"Get wisdom; get insight; do not forget, and do not turn away from the words of my mouth."
— Proverbs 4:5

One of the devil’s go-to gambits is keeping us stupid. What’s especially insidious about this ploy, however, is that the kind of stupid the devil wants for us doesn’t really have anything to do with intellect. “The fool says in his heart, ‘There’s no God’” (Ps. 14:1; 53:1). Clearly, the biblical kind of foolishness is not the same as unintelligence, as you and I likely know plenty of intelligent atheists and unbelievers of all kinds.

No, the atheist isn’t always a fool in his mind but is instead a fool in his heart. And it’s not simply those who intellectually discount the existence of God who carry this kind of atheistic foolishness around in their hearts. When we engage in the biblical kind of foolishness—choosing sin over obedience—we engage in a practical kind of atheism. We give our hearts to someone or something else. We say with our heart that there is no God worthy of our allegiance, no God worthy of the glory we are denying him, no God who will hold us accountable. Behavior problems are belief problems.

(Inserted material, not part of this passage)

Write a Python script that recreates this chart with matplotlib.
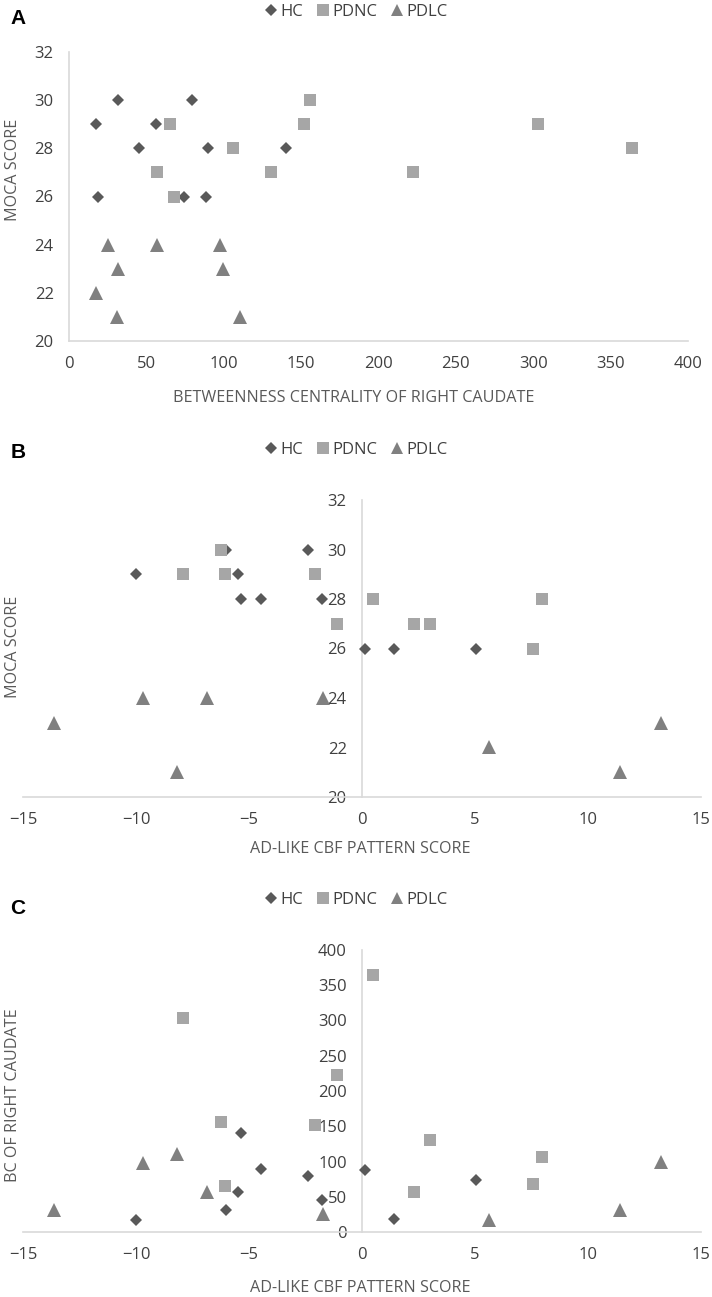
import matplotlib
matplotlib.use("Agg")
import matplotlib.pyplot as plt
from matplotlib.lines import Line2D
from matplotlib import font_manager

# ---- data (one entry per subject) ----
hc_ad = [-6.0, -2.4, -10.0, -5.5, -5.35, -4.45, -1.75, 0.15, 1.4, 5.05]
hc_moca = [30, 30, 29, 29, 28, 28, 28, 26, 26, 26]
hc_bc = [31.6, 79.5, 17.2, 56.2, 140.5, 89.5, 45.2, 88.3, 18.9, 74.0]

pdnc_ad = [-6.25, -7.9, -6.05, -2.1, 0.5, 7.95, -1.1, 2.3, 3.0, 7.55]
pdnc_moca = [30, 29, 29, 29, 28, 28, 27, 27, 27, 26]
pdnc_bc = [156.0, 303.0, 65.5, 152.0, 364.0, 106.0, 222.0, 57.0, 130.5, 67.8]

pdlc_ad = [-9.7, -6.85, -1.72, -13.65, 13.25, 5.6, -8.2, 11.4]
pdlc_moca = [24, 24, 24, 23, 23, 22, 21, 21]
pdlc_bc = [97.6, 57.0, 25.4, 31.5, 99.8, 17.5, 110.8, 31.0]

group_names = ["HC", "PDNC", "PDLC"]
ticks_bc = [0, 50, 100, 150, 200, 250, 300, 350, 400]
ticks_moca = [20, 22, 24, 26, 28, 30, 32]
ticks_ad = [-15, -10, -5, 0, 5, 10, 15]

# ---- style ----
W, H = 712, 1297
FONT = ["Open Sans", "DejaVu Sans"]
installed = {f.name for f in font_manager.fontManager.ttflist}
LEGFONT = ["Liberation Sans Narrow", "DejaVu Sans"] if "Liberation Sans Narrow" in installed else FONT
LEGSIZE = 14 if "Liberation Sans Narrow" in installed else 12
TXT = "#595959"
TICKC = "#404040"
AXC = "#d9d9d9"
styles = {
    "HC": dict(marker="D", color="#595959", ms=6.5),
    "PDNC": dict(marker="s", color="#a6a6a6", ms=9.2),
    "PDLC": dict(marker="^", color="#808080", ms=9.8),
}

plt.rcParams["font.family"] = FONT
fig = plt.figure(figsize=(W / 100, H / 100), dpi=100)


def fx(px):
    return px / W


def fy(py):
    return 1 - py / H


def make_ax(l, r, t, b):
    return fig.add_axes([fx(l), fy(b), fx(r - l), fy(t) - fy(b)])


def style_ax(ax, zero_spine):
    for s in ["top", "right"]:
        ax.spines[s].set_visible(False)
    for s in ["left", "bottom"]:
        ax.spines[s].set_color(AXC)
        ax.spines[s].set_linewidth(1.2)
    if zero_spine:
        ax.spines["left"].set_position(("data", 0))
    ax.tick_params(length=0, colors=TICKC, labelsize=12, pad=11)
    ax.set_facecolor("none")


def plot_groups(ax, xs, ys):
    for name, x, y in zip(group_names, xs, ys):
        st = styles[name]
        ax.plot(x, y, linestyle="none", marker=st["marker"], ms=st["ms"],
                color=st["color"], markeredgewidth=0, zorder=5, clip_on=False)


def legend_at(py):
    handles = [Line2D([], [], linestyle="none", marker=styles[n]["marker"],
                      ms=styles[n]["ms"] * 0.9, color=styles[n]["color"],
                      markeredgewidth=0) for n in group_names]
    fig.legend(handles, group_names, loc="center", ncol=3,
               bbox_to_anchor=(0.5, fy(py)), frameon=False,
               handlelength=0.8, handletextpad=0.15, columnspacing=0.8,
               prop=dict(family=LEGFONT, size=LEGSIZE), labelcolor=TICKC)


TSIZE = 11.6

# ---- Panel A ----
axA = make_ax(69, 688, 52, 341)
style_ax(axA, False)
plot_groups(axA, [hc_bc, pdnc_bc, pdlc_bc], [hc_moca, pdnc_moca, pdlc_moca])
axA.set_xlim(0, 400)
axA.set_ylim(20, 32)
axA.set_xticks(ticks_bc)
axA.set_yticks(ticks_moca)
legend_at(12)
fig.text(fx(18), fy(18), "A", fontsize=15, fontweight="bold",
         family=["Liberation Sans", "DejaVu Sans"], ha="center", va="center")
fig.text(fx(354), fy(398), "BETWEENNESS CENTRALITY OF RIGHT CAUDATE",
         fontsize=TSIZE, color=TXT, ha="center", va="center")
fig.text(fx(13), fy(170), "MOCA SCORE", fontsize=TSIZE, color=TXT,
         rotation=90, ha="center", va="center")

# ---- Panel B ----
axB = make_ax(23, 701, 500, 797)
style_ax(axB, True)
plot_groups(axB, [hc_ad, pdnc_ad, pdlc_ad], [hc_moca, pdnc_moca, pdlc_moca])
axB.set_xlim(-15, 15)
axB.set_ylim(20, 32)
axB.set_xticks(ticks_ad)
axB.set_yticks(ticks_moca)
legend_at(450)
fig.text(fx(18), fy(452), "B", fontsize=15, fontweight="bold",
         family=["Liberation Sans", "DejaVu Sans"], ha="center", va="center")
fig.text(fx(360), fy(849), "AD-LIKE CBF PATTERN SCORE",
         fontsize=TSIZE, color=TXT, ha="center", va="center")
fig.text(fx(13), fy(647), "MOCA SCORE", fontsize=TSIZE, color=TXT,
         rotation=90, ha="center", va="center")

# ---- Panel C ----
axC = make_ax(23, 701, 950, 1232)
style_ax(axC, True)
plot_groups(axC, [hc_ad, pdnc_ad, pdlc_ad], [hc_bc, pdnc_bc, pdlc_bc])
axC.set_xlim(-15, 15)
axC.set_ylim(0, 400)
axC.set_xticks(ticks_ad)
axC.set_yticks(ticks_bc)
legend_at(900)
fig.text(fx(18), fy(908), "C", fontsize=15, fontweight="bold",
         family=["Liberation Sans", "DejaVu Sans"], ha="center", va="center")
fig.text(fx(360), fy(1288), "AD-LIKE CBF PATTERN SCORE",
         fontsize=TSIZE, color=TXT, ha="center", va="center")
fig.text(fx(13), fy(1095), "BC OF RIGHT CAUDATE", fontsize=TSIZE, color=TXT,
         rotation=90, ha="center", va="center")

fig.savefig("out.png", dpi=100, facecolor="white")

So the justifications we offer for ourselves and our sins are usually pretty sophisticated, or at the least, pretty wordy. We have convinced ourselves that we are right, despite the word from God to the contrary. Others have misread it. We have the real facts. It doesn’t apply to us or to this circumstance specifically. We are the exception for whatever reason. We have to live “our truth.”

Paul says to Timothy that people who believe this way do not have real “knowledge of the truth” (2 Tim. 2:25) and need to “come to their senses” (v. 26). That latter phrasing is a tip-off to how drunk we can be even on our own intellect and still be ignorant of our ignorance. Paul has no problem attributing this nonsense way of living to “the trap of the devil” (v. 26).

The trap is subtle. What Satan continues to do today is what he originally did in the garden: substituting a version of rival facts in place of the real thing. Every sinful decision you and I make begins with the satanic question, “Did God really say . . . ?”

Satan has come with his own spin on the facts. “You won’t die. You can become like God. You will know new things and see like him.”

These lies appealed to Adam and Eve, we reckon, because they deflected from reality. Satan is not just a master of deception but also a master of deflection. He does not outright say, “Disobey!” No, he distracts. He demurs. He redirects. “What about this?” he says. “What about that? Have you looked at it this way? What if this and what about that?” He makes the trap look like an endless field of possibilities, a playground of sorts that he suggests God wants to deny you.

Make no mistake. What the devil is after is your allegiance to him by way of your allegiance to yourself, but he rarely starts with that. He starts by reframing your relationship with God. Dietrich Bonhoeffer called mankind’s original sin “going behind the given Word of God and procuring his own knowledge of God.”

In Matthew 16:23, Jesus calls Peter “Satan” not because Peter outright renounced his loyalty to his Master but because he positioned his disbelief (in Christ’s crucifixion and resurrection) as concern for him. Think of the harsh words Jesus had for and about his family after they’d treated him like a crazy or reckless person. Think of the harsh words he had for his disciples whenever they suggested self-protection or self-fulfillment was the order of the day. “You are a hindrance to me because you’re not thinking about God’s concerns but human concerns,” Jesus goes on to say to Peter. In other words, “You want me to believe this is about your relationship with me, but it’s really about your concerns about yourself.”

Peter was deflecting. But the truth is centering.

One way the devil deflects us from the truth is by appealing to our senses of virtue, righteousness, or justice. Truth feels cold sometimes, hard. We long for the truth, but sometimes the truth convicts us or just proves too others-oriented.

It is interesting that in 2 Corinthians 2:10–11 Paul refers to unforgiveness as a scheme of Satan. The devil knows that forgiving each other serves the magnification of God, which is the thing Satan hates the most, so he appeals to our sense of justice. “You will just let this guy off scot-free? He doesn’t deserve forgiveness. After what he’s done? He’ll just keep on doing it then, since you’re giving him permission. Go ahead, be a doormat. See how far that gets you.”

It makes sense. Forgiving people do get taken advantage of. But unforgiving people, Paul says in verse 11, get taken advantage of by Satan!

So there we stand, wronged as all get-out. We’ve been unjustly treated. We hurt. We want things to be made right. We want justice. And the devil comes along to fester our wounds for us, to offer us sips of his bitter brew. He urges coldness, harshness, vengeance. “What’s right is right.”

He is trying to reframe the law of God for his own ends, to make himself god vicariously through you.

But the Lord says, “Vengeance is mine; I will repay.” The Lord says, “You all have sinned, thus you must all forgive. If the debt has been settled by Christ on the cross, what do you mean by extracting further payment? Is the cross of Christ that cheap to you?”

It is that cheap to Satan. He wants your eyes off the cross, because where your sin and mine has been conquered, so has he.